Stated task
Read through the entries below and return each line with the word "this".

━━━━━ Provided records

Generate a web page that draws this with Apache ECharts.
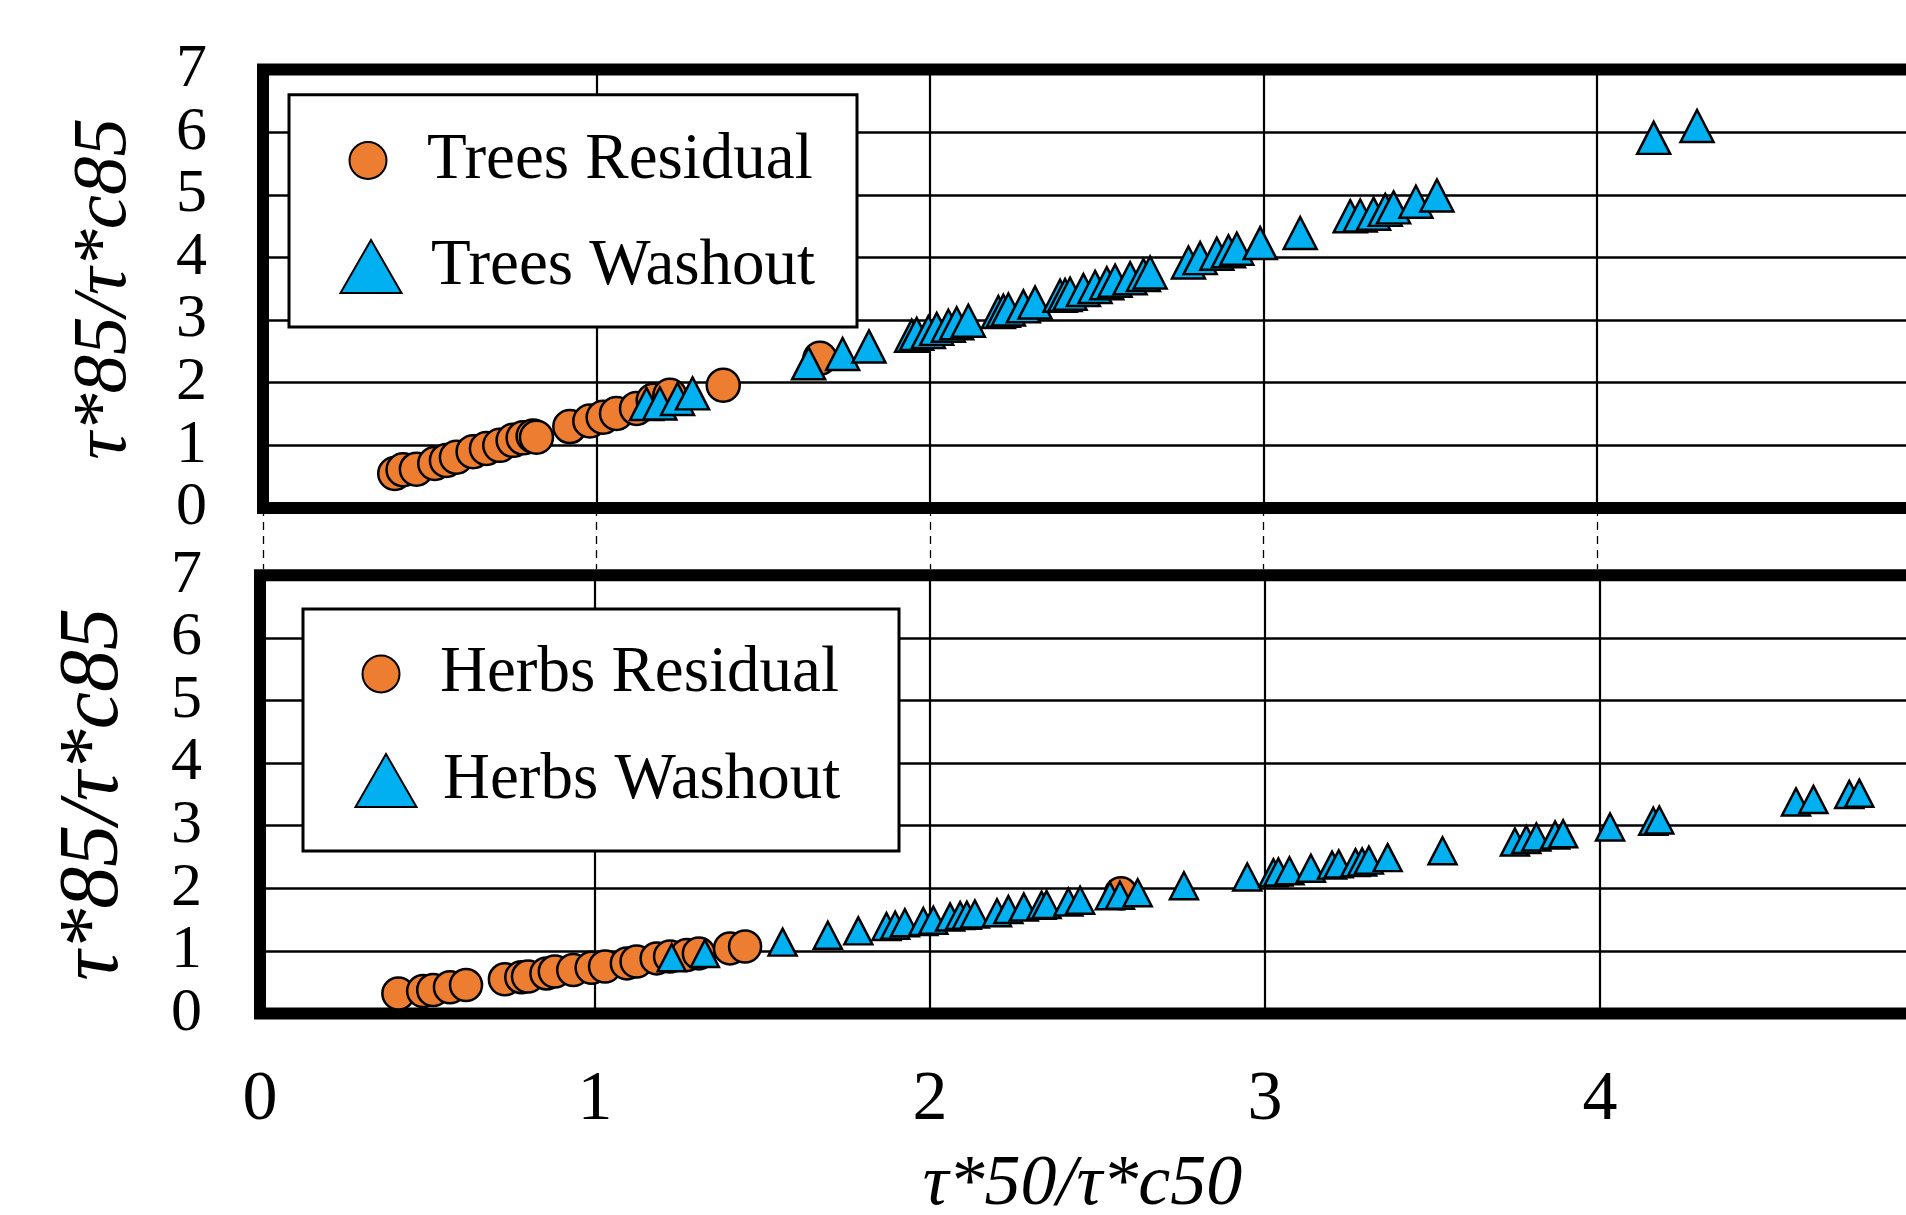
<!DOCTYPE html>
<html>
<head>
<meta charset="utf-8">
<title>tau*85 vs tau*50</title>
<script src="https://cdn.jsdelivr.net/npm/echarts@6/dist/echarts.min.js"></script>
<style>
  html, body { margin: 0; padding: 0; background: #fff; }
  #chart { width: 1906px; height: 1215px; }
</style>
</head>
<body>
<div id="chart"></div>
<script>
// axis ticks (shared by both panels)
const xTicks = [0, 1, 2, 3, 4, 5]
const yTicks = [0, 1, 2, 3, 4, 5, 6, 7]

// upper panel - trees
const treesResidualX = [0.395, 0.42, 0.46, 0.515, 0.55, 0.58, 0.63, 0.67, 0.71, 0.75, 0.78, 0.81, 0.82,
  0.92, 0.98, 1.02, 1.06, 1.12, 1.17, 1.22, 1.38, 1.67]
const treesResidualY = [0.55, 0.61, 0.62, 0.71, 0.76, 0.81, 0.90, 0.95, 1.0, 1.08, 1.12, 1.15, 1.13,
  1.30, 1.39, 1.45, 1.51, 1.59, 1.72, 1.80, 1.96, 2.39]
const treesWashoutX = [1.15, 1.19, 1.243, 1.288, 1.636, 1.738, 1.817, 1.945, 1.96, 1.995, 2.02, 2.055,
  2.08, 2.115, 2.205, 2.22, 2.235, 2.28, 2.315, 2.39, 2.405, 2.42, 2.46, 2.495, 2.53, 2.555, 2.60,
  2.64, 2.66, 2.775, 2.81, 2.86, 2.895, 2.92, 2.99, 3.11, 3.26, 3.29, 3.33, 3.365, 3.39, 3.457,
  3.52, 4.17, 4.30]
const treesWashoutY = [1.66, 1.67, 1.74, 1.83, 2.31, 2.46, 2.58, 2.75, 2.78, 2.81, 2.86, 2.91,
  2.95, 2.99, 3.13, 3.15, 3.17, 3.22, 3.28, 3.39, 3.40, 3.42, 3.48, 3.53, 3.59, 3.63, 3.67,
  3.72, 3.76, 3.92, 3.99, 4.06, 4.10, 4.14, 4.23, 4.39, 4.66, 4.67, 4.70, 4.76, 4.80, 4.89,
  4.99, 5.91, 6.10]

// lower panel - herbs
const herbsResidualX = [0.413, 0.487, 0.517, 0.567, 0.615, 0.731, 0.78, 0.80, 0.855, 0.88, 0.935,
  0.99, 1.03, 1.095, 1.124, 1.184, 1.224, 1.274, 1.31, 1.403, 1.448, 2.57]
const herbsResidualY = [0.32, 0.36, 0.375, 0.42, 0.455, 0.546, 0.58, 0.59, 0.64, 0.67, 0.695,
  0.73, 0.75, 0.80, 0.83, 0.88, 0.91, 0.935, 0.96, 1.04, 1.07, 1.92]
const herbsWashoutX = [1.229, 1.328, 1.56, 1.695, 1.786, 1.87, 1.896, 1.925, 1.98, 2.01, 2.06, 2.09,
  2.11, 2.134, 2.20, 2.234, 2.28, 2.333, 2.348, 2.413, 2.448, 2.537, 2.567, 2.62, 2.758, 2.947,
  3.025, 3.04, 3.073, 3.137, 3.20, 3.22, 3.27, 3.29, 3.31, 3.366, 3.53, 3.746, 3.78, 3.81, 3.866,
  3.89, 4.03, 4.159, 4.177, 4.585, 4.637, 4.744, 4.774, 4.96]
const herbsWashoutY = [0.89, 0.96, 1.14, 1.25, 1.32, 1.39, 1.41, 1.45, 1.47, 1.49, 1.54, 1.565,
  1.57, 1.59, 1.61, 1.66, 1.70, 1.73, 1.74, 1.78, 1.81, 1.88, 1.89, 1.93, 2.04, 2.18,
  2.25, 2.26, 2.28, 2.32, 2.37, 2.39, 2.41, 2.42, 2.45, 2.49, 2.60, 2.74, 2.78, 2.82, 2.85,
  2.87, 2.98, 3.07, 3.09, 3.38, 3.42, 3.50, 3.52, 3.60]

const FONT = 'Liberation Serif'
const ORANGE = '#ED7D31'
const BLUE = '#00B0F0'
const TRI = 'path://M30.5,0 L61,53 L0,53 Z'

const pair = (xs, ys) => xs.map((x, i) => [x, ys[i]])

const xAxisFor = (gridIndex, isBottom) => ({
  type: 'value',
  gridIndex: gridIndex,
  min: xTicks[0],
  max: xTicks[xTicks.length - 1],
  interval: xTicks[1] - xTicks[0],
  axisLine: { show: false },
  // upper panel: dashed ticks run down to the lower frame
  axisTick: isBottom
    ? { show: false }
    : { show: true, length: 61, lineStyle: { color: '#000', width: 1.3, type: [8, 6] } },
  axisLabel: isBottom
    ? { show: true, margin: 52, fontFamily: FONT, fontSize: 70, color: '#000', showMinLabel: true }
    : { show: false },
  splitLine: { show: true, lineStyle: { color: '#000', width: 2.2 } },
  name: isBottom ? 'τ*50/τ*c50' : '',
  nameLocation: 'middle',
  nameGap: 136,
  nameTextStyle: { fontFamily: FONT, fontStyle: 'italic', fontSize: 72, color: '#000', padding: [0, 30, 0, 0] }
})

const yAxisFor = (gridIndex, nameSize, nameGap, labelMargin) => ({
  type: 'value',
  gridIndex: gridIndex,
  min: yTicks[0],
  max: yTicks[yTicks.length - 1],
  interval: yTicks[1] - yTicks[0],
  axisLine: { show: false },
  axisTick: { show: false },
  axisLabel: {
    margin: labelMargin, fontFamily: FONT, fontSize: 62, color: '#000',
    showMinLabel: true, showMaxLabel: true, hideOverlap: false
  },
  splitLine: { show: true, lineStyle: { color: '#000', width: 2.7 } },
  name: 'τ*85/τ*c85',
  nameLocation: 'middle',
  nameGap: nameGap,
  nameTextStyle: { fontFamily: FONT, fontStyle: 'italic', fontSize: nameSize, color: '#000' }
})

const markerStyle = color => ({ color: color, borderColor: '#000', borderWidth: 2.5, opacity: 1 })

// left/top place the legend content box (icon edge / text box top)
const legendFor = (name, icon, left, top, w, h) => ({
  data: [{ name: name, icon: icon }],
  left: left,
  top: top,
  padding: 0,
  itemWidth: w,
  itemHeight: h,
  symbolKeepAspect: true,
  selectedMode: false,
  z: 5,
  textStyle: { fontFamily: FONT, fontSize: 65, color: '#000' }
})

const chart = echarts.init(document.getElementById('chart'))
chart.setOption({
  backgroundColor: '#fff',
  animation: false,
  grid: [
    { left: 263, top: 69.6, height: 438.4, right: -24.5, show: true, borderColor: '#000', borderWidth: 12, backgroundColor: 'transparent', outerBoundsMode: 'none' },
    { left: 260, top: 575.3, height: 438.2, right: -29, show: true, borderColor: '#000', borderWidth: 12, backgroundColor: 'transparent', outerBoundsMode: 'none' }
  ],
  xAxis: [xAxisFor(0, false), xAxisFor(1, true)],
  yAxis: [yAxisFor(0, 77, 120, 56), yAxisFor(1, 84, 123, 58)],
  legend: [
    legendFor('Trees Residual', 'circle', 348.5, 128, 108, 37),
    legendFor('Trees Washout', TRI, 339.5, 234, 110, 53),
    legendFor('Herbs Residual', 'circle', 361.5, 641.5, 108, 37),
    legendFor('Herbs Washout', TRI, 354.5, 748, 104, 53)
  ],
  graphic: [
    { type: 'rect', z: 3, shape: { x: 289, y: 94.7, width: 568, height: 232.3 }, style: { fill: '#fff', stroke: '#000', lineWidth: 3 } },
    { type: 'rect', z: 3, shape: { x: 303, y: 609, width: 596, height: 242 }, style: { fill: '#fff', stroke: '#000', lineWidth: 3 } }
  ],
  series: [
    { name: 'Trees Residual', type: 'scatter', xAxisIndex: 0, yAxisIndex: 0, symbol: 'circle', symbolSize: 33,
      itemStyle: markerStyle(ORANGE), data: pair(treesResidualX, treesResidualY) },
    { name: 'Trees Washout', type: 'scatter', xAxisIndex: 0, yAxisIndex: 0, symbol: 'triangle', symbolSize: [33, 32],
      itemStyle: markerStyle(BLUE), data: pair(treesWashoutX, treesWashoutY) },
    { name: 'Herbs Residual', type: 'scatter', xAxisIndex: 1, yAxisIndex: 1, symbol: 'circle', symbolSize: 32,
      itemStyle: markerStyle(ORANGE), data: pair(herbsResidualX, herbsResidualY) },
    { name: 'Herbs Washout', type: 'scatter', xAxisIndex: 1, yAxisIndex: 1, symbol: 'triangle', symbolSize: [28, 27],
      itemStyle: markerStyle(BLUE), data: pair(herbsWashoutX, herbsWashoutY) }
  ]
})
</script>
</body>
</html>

━━━━━━━━━━
━━━━━ Provided records

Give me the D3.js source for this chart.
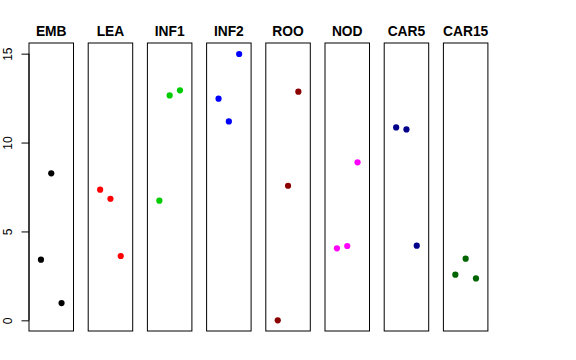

━━━━━━━━━━

Full solution
Generate a web page that draws this with Apache ECharts.
Give me the D3.js source for this chart.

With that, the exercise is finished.